Other countries are enacting sanctions and reorienting their military strategies to confront the Chinese threat. The Philippines, which under President Rodrigo Duterte had been openly anti-American and deferential to China, has just changed course, deciding not to go through with a planned withdrawal from a military treaty with the U.S. Australia unveiled new military spending of $186 billion over the next 10 years, with a focus on deterring China itself rather than supporting U.S. missions.

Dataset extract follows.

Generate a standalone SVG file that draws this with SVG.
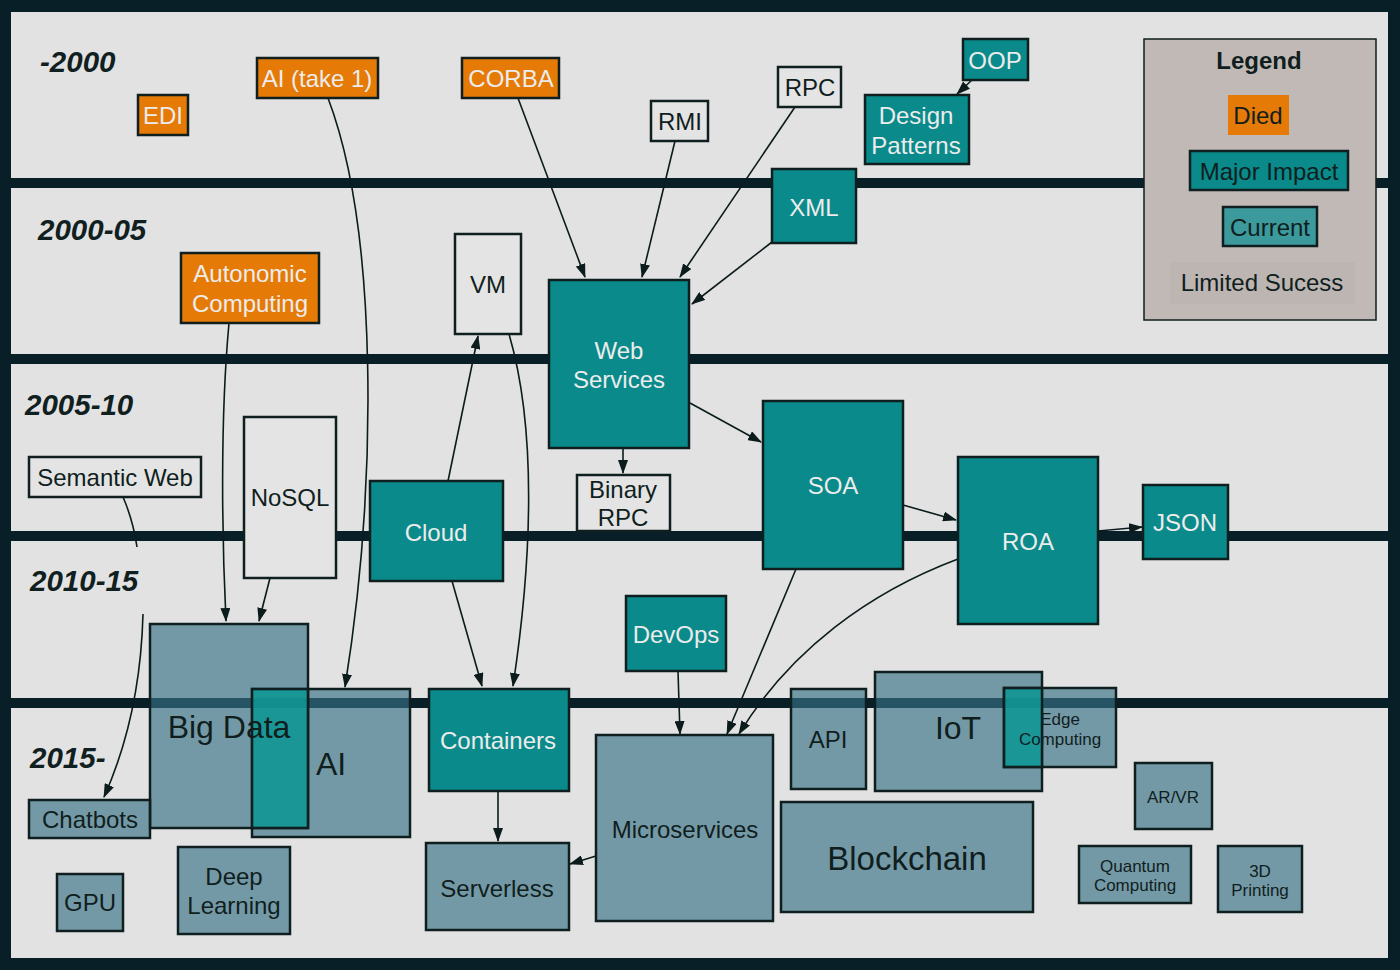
<svg xmlns="http://www.w3.org/2000/svg" width="1400" height="970" viewBox="0 0 1400 970">
<defs>
<marker id="arr" viewBox="0 0 14 10" refX="13" refY="5" markerWidth="14" markerHeight="10" markerUnits="userSpaceOnUse" orient="auto">
<path d="M0,0 L14,5 L0,10 z" fill="#0c1c1c"/>
</marker>
<style>
.t{font-family:"Liberation Sans",Arial,sans-serif;text-anchor:middle}
.lt{fill:#ececec}
.dk{fill:#101e1e}
.per{font-family:"Liberation Sans",Arial,sans-serif;font-weight:bold;font-style:italic;font-size:29.5px;fill:#102020}
.box{stroke:#0f1e1e;stroke-width:2.5}
.died{fill:#e67a06}
.major{fill:#0a8a8a}
.cur{fill:#397286;fill-opacity:0.65}
.lim{fill:#e4e4e4}
.ovl{fill:#04a098;fill-opacity:0.7;stroke:#0f1e1e;stroke-width:2.5}
.band{fill:#081f28}
.con{fill:none;stroke:#0c1c1c;stroke-width:1.6;marker-end:url(#arr)}
</style>
</defs>
<rect x="0" y="0" width="1400" height="970" fill="#081f28"/>
<rect x="11" y="12" width="1377" height="946" fill="#e2e2e2"/>
<g id="bands">
<rect class="band" x="11" y="178" width="1377" height="10"/>
<rect class="band" x="11" y="354" width="1377" height="10"/>
<rect class="band" x="11" y="531" width="1377" height="10"/>
<rect class="band" x="11" y="698" width="1377" height="10"/>
</g>
<g id="periods">
<text class="per" x="40" y="72">-2000</text>
<text class="per" x="38" y="240">2000-05</text>
<text class="per" x="25" y="415">2005-10</text>
<text class="per" x="30" y="591">2010-15</text>
<text class="per" x="30" y="768">2015-</text>
</g>
<g id="legend">
<rect x="1144" y="39" width="232" height="281" fill="#c1b9b6" stroke="#0f1e1e" stroke-width="1.5"/>
<text class="t dk" x="1259" y="69" font-size="24" font-weight="bold">Legend</text>
<rect class="died" x="1228" y="95" width="61" height="40"/>
<text class="t dk" x="1258" y="124" font-size="24">Died</text>
<rect class="box major" x="1190" y="151" width="158" height="39"/>
<text class="t dk" x="1269" y="180" font-size="24">Major Impact</text>
<rect class="box" x="1223" y="207" width="94" height="39" fill="#3c9a9c"/>
<text class="t dk" x="1270" y="236" font-size="24">Current</text>
<rect x="1170" y="262" width="185" height="42" fill="#bdb5b2"/>
<text class="t dk" x="1262" y="291" font-size="24">Limited Sucess</text>
</g>
<g id="connectors">
<path class="con" d="M328 98 C 378 230, 378 480, 345 687"/>
<path class="con" d="M518 98 L585 277"/>
<path class="con" d="M675 141 L642 277"/>
<path class="con" d="M795 107 L680 277"/>
<path class="con" d="M772 242 L692 304"/>
<path class="con" d="M972 80 L957 94"/>
<path class="con" d="M229 323 C 220 420, 222 540, 226 621"/>
<path class="con" d="M270 578 L259 621"/>
<path class="con" d="M123 497 Q 133 520 137 547 M143 614 C 141 690, 125 750, 104 797"/>
<path class="con" d="M509 334 C 537 430, 532 560, 513 686"/>
<path class="con" d="M448 481 L478 336"/>
<path class="con" d="M452 581 L482 686"/>
<path class="con" d="M623 448 L623 473"/>
<path class="con" d="M690 403 L761 442"/>
<path class="con" d="M903 505 L956 520"/>
<path class="con" d="M1098 531 L1142 527"/>
<path class="con" d="M796 569 L727 734"/>
<path class="con" d="M958 559 C 870 592, 790 650, 739 734"/>
<path class="con" d="M678 671 L680 734"/>
<path class="con" d="M498 791 L498 841"/>
<path class="con" d="M596 856 L570 864"/>
</g>
<g id="edi"><rect class="box died" x="138" y="95" width="50" height="40"/><text class="t lt" x="163" y="124" font-size="24">EDI</text></g>
<g id="ai-take1"><rect class="box died" x="257" y="58" width="121" height="40"/><text class="t lt" x="317" y="87" font-size="24">AI (take 1)</text></g>
<g id="corba"><rect class="box died" x="462" y="58" width="97" height="40"/><text class="t lt" x="511" y="87" font-size="24">CORBA</text></g>
<g id="rmi"><rect class="box lim" x="651" y="101" width="57" height="40"/><text class="t dk" x="680" y="130" font-size="24">RMI</text></g>
<g id="rpc"><rect class="box lim" x="778" y="67" width="63" height="40"/><text class="t dk" x="810" y="96" font-size="24">RPC</text></g>
<g id="oop"><rect class="box major" x="963" y="39" width="65" height="41"/><text class="t lt" x="995" y="69" font-size="24">OOP</text></g>
<g id="design-patterns"><rect class="box major" x="865" y="95" width="104" height="69"/><text class="t lt" x="916" y="124" font-size="24">Design</text><text class="t lt" x="916" y="154" font-size="24">Patterns</text></g>
<g id="xml"><rect class="box major" x="772" y="169" width="84" height="74"/><text class="t lt" x="814" y="216" font-size="24">XML</text></g>
<g id="autonomic"><rect class="box died" x="181" y="253" width="138" height="70"/><text class="t lt" x="250" y="282" font-size="24">Autonomic</text><text class="t lt" x="250" y="312" font-size="24">Computing</text></g>
<g id="vm"><rect class="box lim" x="455" y="234" width="66" height="100"/><text class="t dk" x="488" y="293" font-size="24">VM</text></g>
<g id="web-services"><rect class="box major" x="549" y="280" width="140" height="168"/><text class="t lt" x="619" y="359" font-size="24">Web</text><text class="t lt" x="619" y="388" font-size="24">Services</text></g>
<g id="semantic-web"><rect class="box lim" x="29" y="457" width="172" height="40"/><text class="t dk" x="115" y="486" font-size="24">Semantic Web</text></g>
<g id="nosql"><rect class="box lim" x="244" y="417" width="92" height="161"/><text class="t dk" x="290" y="506" font-size="24">NoSQL</text></g>
<g id="cloud"><rect class="box major" x="370" y="481" width="133" height="100"/><text class="t lt" x="436" y="541" font-size="24">Cloud</text></g>
<g id="binary-rpc"><rect class="box lim" x="577" y="475" width="93" height="56"/><text class="t dk" x="623" y="498" font-size="24">Binary</text><text class="t dk" x="623" y="526" font-size="24">RPC</text></g>
<g id="soa"><rect class="box major" x="763" y="401" width="140" height="168"/><text class="t lt" x="833" y="494" font-size="24">SOA</text></g>
<g id="roa"><rect class="box major" x="958" y="457" width="140" height="167"/><text class="t lt" x="1028" y="550" font-size="24">ROA</text></g>
<g id="json"><rect class="box major" x="1143" y="485" width="85" height="74"/><text class="t lt" x="1185" y="531" font-size="24">JSON</text></g>
<g id="devops"><rect class="box major" x="626" y="596" width="100" height="75"/><text class="t lt" x="676" y="643" font-size="24">DevOps</text></g>
<g id="ai"><rect class="box cur" x="252" y="689" width="158" height="148"/><text class="t dk" x="331" y="775" font-size="32">AI</text></g>
<g id="big-data"><rect class="box cur" x="150" y="624" width="158" height="204"/><rect class="ovl" x="252" y="689" width="56" height="139"/><text class="t dk" x="229" y="738" font-size="32">Big Data</text></g>
<g id="containers"><rect class="box major" x="429" y="689" width="140" height="102"/><text class="t lt" x="498" y="749" font-size="24">Containers</text></g>
<g id="microservices"><rect class="box cur" x="596" y="735" width="177" height="186"/><text class="t dk" x="685" y="838" font-size="24">Microservices</text></g>
<g id="serverless"><rect class="box cur" x="426" y="843" width="143" height="87"/><text class="t dk" x="497" y="897" font-size="24">Serverless</text></g>
<g id="api"><rect class="box cur" x="791" y="689" width="75" height="100"/><text class="t dk" x="828" y="748" font-size="24">API</text></g>
<g id="iot"><rect class="box cur" x="875" y="672" width="167" height="119"/><text class="t dk" x="958" y="739" font-size="32">IoT</text></g>
<g id="edge-computing"><rect class="box cur" x="1004" y="688" width="112" height="79"/><rect class="ovl" x="1004" y="688" width="38" height="79"/><text class="t dk" x="1060" y="725" font-size="17">Edge</text><text class="t dk" x="1060" y="745" font-size="17">Computing</text></g>
<g id="ar-vr"><rect class="box cur" x="1135" y="763" width="77" height="66"/><text class="t dk" x="1173" y="803" font-size="17">AR/VR</text></g>
<g id="quantum"><rect class="box cur" x="1079" y="846" width="112" height="57"/><text class="t dk" x="1135" y="872" font-size="17">Quantum</text><text class="t dk" x="1135" y="891" font-size="17">Computing</text></g>
<g id="printing3d"><rect class="box cur" x="1218" y="846" width="84" height="66"/><text class="t dk" x="1260" y="877" font-size="17">3D</text><text class="t dk" x="1260" y="896" font-size="17">Printing</text></g>
<g id="blockchain"><rect class="box cur" x="781" y="802" width="252" height="110"/><text class="t dk" x="907" y="870" font-size="33">Blockchain</text></g>
<g id="chatbots"><rect class="box cur" x="29" y="800" width="121" height="38"/><text class="t dk" x="90" y="828" font-size="24">Chatbots</text></g>
<g id="gpu"><rect class="box cur" x="57" y="874" width="66" height="57"/><text class="t dk" x="90" y="911" font-size="24">GPU</text></g>
<g id="deep-learning"><rect class="box cur" x="178" y="847" width="112" height="87"/><text class="t dk" x="234" y="885" font-size="24">Deep</text><text class="t dk" x="234" y="914" font-size="24">Learning</text></g>
</svg>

Britain is following suit. "We need to work out how we will deal with a China that economically, technically, and militarily is going to surpass the U.S. within our lifetimes," said Tobias Ellwood, head of Parliament's defense committee.
What has the U.S. done?
President Trump has reversed his early praise of Xi on the coronavirus response, now blaming China for "worldwide killing." In May, his administration canceled visas for Chinese grad students with links to the Communist Party. More recently, the Pentagon sent three aircraft carriers to the region and conducted huge exercises in the South China Sea involving dozens of ships and hundreds of warplanes. Secretary of State Mike Pompeo has criticized Beijing for "aggressive expansionism." Congress passed the Uighur Human Rights Policy Act, which sanctions specific Chinese officials responsible for "gross human rights violations," and it is planning to spend an additional $7 billion over two years to boost Pacific forces.
Will that deter China?
No. International criticism of China over the pandemic and Chinese aggression has only produced more swaggering defiance from Beijing, which believes it will soon surpass the U.S. as the world's great superpower. "Xi Jinping's attitude now is that he can't fail," said Taiwanese defense analyst Huang Chung-ting. Xi is also emboldened by what he sees as a vacuum in American leadership. Chinese officials have openly cheered for Trump's re-election, saying that he is not only a weak leader but also, through his incessant tweeting, "easy to read" and therefore "the best choice in an opponent for negotiations." Trump spurns alliances, so he won't lead an international effort to rein in Beijing, and he is openly indifferent to human rights abuses. Beijing knows, Chinese specialist Minxin Pei told The Atlantic, that "Trump can be persuaded if the price is right."
Steamrolling Hong Kong
The national security law that Beijing imposed on Hong Kong in late June effectively destroys freedom of expression and the rule of law in the territory. It threatens with life in jail those who engage in secession, subversion, and "collusion with foreign forces" — an offense so vague that it could include texting a foreigner or working with any international organization. Those charged with such crimes could be sent for trial to mainland China, where the conviction rate is 99.9 percent. Already, hundreds of protesters have been arrested under the law. Taiwan, which broke away from Communist China in 1949 but which China still claims, fears a military invasion. The Taiwanese are alarmed by the fact that the new security law asserts "universal jurisdiction," meaning anyone in any country can theoretically be prosecuted for criticizing Beijing. China has already accused Taiwan President Tsai Ing-wen of a "separatist plot" for speaking at a democracy forum. "Our sense of fear has increased," said Taiwanese lawmaker Chen Po-wei. "Because of China's nature, there is a high possibility of conflict."